(Records with drawing code)
----------------------------------------
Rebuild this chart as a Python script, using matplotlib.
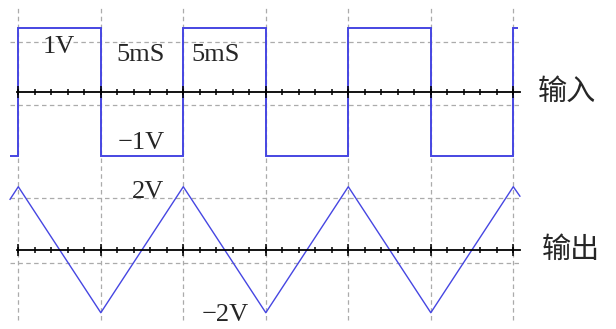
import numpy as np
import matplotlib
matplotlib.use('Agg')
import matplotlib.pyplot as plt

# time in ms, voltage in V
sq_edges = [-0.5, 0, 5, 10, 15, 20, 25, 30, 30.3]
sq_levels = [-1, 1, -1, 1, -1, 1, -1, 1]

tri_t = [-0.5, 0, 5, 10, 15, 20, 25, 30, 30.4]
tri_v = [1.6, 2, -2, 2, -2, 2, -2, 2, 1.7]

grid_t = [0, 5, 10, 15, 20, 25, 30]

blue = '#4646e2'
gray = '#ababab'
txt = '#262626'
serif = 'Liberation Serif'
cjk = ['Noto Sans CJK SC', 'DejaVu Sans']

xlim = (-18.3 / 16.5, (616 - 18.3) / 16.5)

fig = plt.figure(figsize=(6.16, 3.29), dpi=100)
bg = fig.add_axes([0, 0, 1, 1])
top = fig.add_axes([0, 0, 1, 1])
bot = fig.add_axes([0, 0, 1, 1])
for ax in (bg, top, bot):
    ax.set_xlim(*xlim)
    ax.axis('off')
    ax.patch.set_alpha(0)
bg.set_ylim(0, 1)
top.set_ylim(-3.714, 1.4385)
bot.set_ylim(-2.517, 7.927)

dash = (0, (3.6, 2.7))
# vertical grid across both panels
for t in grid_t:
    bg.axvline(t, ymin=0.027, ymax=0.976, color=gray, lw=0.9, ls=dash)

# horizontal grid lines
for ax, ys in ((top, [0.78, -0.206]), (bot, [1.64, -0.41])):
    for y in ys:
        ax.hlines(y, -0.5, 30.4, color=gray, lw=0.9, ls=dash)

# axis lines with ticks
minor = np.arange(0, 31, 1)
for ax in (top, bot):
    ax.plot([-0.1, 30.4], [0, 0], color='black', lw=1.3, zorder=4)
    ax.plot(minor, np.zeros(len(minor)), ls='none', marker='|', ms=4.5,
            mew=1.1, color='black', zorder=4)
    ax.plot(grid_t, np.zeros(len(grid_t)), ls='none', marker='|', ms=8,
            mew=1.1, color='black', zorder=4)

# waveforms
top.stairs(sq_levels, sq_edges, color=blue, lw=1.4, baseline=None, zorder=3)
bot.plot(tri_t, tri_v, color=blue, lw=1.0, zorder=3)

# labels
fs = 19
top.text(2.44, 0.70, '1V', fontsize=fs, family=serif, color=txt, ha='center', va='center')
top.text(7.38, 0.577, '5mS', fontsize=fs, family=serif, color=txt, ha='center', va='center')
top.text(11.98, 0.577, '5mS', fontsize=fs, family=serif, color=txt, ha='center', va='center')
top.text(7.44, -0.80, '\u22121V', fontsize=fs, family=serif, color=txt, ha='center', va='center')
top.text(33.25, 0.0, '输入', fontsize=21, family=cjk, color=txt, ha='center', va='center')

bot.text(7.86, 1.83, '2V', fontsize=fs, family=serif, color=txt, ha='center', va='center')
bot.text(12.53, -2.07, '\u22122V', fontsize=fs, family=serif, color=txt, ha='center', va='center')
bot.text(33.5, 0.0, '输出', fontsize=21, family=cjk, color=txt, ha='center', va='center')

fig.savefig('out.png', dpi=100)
----------------------------------------
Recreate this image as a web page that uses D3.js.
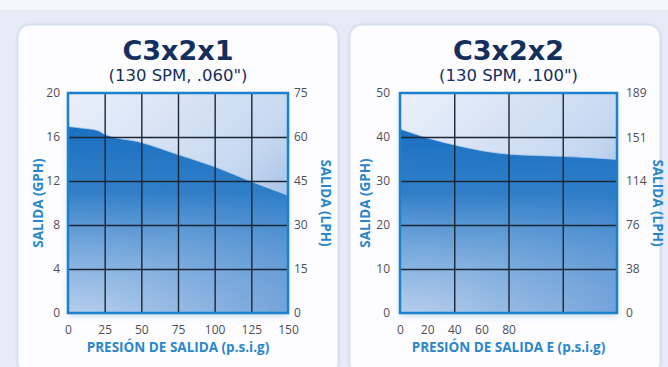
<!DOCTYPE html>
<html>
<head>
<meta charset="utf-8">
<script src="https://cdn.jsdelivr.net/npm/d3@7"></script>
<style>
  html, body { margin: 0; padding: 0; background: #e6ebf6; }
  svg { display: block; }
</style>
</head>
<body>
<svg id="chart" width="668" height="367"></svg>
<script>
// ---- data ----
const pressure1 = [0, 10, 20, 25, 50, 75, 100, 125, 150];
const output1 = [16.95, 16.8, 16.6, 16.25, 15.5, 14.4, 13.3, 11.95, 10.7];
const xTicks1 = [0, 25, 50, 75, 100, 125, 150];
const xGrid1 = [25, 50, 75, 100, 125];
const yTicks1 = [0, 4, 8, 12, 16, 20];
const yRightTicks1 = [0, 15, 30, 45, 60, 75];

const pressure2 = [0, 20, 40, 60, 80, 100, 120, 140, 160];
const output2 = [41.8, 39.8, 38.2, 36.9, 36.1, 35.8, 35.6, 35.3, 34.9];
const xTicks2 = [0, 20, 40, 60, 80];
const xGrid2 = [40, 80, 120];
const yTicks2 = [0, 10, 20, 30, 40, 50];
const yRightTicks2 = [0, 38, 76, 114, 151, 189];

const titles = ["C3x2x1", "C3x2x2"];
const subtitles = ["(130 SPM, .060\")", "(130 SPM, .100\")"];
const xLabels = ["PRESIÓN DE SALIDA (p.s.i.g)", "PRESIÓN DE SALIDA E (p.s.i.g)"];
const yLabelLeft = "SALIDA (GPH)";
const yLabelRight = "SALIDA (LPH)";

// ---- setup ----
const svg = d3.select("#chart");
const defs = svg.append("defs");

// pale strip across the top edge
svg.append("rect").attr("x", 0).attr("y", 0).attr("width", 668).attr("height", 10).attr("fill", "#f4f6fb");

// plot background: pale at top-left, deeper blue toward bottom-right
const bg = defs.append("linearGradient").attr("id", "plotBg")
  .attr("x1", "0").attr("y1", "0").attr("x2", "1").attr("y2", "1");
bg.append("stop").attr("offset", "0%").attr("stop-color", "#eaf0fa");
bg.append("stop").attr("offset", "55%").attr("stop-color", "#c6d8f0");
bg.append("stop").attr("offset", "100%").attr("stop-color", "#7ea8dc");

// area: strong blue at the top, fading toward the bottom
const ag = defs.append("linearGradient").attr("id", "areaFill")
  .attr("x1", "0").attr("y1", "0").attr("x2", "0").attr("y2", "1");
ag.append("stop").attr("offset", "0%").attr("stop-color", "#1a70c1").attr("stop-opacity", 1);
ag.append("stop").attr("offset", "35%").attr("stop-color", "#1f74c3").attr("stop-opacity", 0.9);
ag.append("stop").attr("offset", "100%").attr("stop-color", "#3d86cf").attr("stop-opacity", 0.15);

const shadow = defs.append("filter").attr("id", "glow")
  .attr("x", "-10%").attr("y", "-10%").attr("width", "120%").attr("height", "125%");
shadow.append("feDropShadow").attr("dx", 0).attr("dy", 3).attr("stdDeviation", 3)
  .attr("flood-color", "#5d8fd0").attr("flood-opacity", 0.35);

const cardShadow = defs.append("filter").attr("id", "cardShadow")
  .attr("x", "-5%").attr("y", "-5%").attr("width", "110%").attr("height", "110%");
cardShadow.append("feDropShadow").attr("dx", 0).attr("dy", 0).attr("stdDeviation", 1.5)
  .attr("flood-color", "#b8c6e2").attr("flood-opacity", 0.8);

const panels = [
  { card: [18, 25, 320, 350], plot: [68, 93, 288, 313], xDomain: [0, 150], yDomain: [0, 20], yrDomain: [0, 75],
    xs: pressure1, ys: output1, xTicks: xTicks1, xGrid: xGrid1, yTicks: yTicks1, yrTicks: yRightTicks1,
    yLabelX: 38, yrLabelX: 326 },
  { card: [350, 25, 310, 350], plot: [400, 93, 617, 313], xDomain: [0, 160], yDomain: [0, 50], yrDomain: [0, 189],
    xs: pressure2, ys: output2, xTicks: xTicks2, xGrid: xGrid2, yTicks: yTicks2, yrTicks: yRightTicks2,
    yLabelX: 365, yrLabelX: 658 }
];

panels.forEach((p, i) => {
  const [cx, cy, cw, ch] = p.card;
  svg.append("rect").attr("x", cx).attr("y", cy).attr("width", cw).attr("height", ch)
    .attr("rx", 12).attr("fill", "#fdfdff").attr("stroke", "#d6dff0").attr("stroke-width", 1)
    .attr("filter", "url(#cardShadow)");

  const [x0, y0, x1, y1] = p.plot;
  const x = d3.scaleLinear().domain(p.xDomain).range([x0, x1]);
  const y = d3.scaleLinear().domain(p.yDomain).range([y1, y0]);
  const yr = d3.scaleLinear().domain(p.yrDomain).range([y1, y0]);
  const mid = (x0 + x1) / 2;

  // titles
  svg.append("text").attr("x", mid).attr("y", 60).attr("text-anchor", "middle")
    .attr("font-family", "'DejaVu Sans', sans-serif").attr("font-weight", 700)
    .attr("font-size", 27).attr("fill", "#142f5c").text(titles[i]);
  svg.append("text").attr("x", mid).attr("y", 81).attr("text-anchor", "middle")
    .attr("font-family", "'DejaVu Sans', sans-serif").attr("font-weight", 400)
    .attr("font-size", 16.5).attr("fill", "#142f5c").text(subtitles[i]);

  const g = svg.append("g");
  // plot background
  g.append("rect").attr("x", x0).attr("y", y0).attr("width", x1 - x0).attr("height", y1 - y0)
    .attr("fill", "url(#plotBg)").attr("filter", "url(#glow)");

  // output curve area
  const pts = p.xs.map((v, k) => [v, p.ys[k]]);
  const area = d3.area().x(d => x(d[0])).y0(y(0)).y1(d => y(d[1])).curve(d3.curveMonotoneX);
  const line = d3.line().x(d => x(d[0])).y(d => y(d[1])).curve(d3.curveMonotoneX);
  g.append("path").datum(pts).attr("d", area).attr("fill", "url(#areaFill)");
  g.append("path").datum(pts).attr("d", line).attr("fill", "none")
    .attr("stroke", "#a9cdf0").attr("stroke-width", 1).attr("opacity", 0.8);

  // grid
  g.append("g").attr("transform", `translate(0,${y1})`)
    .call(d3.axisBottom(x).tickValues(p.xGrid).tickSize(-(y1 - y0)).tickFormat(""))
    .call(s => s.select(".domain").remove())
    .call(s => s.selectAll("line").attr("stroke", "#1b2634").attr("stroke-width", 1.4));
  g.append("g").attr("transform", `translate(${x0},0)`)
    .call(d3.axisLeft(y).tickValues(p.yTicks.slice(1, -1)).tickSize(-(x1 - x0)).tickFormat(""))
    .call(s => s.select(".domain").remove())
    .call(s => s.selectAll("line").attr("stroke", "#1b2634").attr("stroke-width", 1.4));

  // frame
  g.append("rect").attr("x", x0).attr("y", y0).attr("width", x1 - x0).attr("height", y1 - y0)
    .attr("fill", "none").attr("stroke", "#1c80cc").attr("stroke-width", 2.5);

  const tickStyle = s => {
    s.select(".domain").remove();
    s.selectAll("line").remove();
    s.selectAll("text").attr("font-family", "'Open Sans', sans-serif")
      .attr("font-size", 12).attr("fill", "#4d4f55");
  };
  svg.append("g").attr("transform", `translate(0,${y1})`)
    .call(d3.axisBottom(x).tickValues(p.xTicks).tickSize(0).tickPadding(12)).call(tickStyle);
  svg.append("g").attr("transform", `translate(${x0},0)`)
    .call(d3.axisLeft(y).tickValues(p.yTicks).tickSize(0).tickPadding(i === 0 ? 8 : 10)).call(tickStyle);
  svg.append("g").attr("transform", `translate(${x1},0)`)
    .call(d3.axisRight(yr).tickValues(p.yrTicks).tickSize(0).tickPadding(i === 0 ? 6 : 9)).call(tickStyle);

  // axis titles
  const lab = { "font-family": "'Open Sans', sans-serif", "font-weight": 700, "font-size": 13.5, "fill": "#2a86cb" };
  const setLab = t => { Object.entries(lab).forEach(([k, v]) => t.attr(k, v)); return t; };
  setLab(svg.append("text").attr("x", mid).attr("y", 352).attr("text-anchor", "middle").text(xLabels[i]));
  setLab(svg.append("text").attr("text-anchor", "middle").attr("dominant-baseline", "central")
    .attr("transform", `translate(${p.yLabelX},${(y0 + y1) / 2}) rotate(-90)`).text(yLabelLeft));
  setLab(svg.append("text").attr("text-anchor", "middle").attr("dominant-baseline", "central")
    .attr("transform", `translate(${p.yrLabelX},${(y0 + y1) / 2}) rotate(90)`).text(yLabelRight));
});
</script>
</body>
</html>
----------------------------------------
## GIVEN TASK:
Only the lines from "Rebuild this chart" through "ax.hlines(y, -0.5, 30.4, color=gray, lw=0.9, ls=dash)" should appear in your output, copied exactly with both end lines, and with no pictures.

## WRITTEN SOLUTION:
Rebuild this chart as a Python script, using matplotlib.
import numpy as np
import matplotlib
matplotlib.use('Agg')
import matplotlib.pyplot as plt

# time in ms, voltage in V
sq_edges = [-0.5, 0, 5, 10, 15, 20, 25, 30, 30.3]
sq_levels = [-1, 1, -1, 1, -1, 1, -1, 1]

tri_t = [-0.5, 0, 5, 10, 15, 20, 25, 30, 30.4]
tri_v = [1.6, 2, -2, 2, -2, 2, -2, 2, 1.7]

grid_t = [0, 5, 10, 15, 20, 25, 30]

blue = '#4646e2'
gray = '#ababab'
txt = '#262626'
serif = 'Liberation Serif'
cjk = ['Noto Sans CJK SC', 'DejaVu Sans']

xlim = (-18.3 / 16.5, (616 - 18.3) / 16.5)

fig = plt.figure(figsize=(6.16, 3.29), dpi=100)
bg = fig.add_axes([0, 0, 1, 1])
top = fig.add_axes([0, 0, 1, 1])
bot = fig.add_axes([0, 0, 1, 1])
for ax in (bg, top, bot):
    ax.set_xlim(*xlim)
    ax.axis('off')
    ax.patch.set_alpha(0)
bg.set_ylim(0, 1)
top.set_ylim(-3.714, 1.4385)
bot.set_ylim(-2.517, 7.927)

dash = (0, (3.6, 2.7))
# vertical grid across both panels
for t in grid_t:
    bg.axvline(t, ymin=0.027, ymax=0.976, color=gray, lw=0.9, ls=dash)

# horizontal grid lines
for ax, ys in ((top, [0.78, -0.206]), (bot, [1.64, -0.41])):
    for y in ys:
        ax.hlines(y, -0.5, 30.4, color=gray, lw=0.9, ls=dash)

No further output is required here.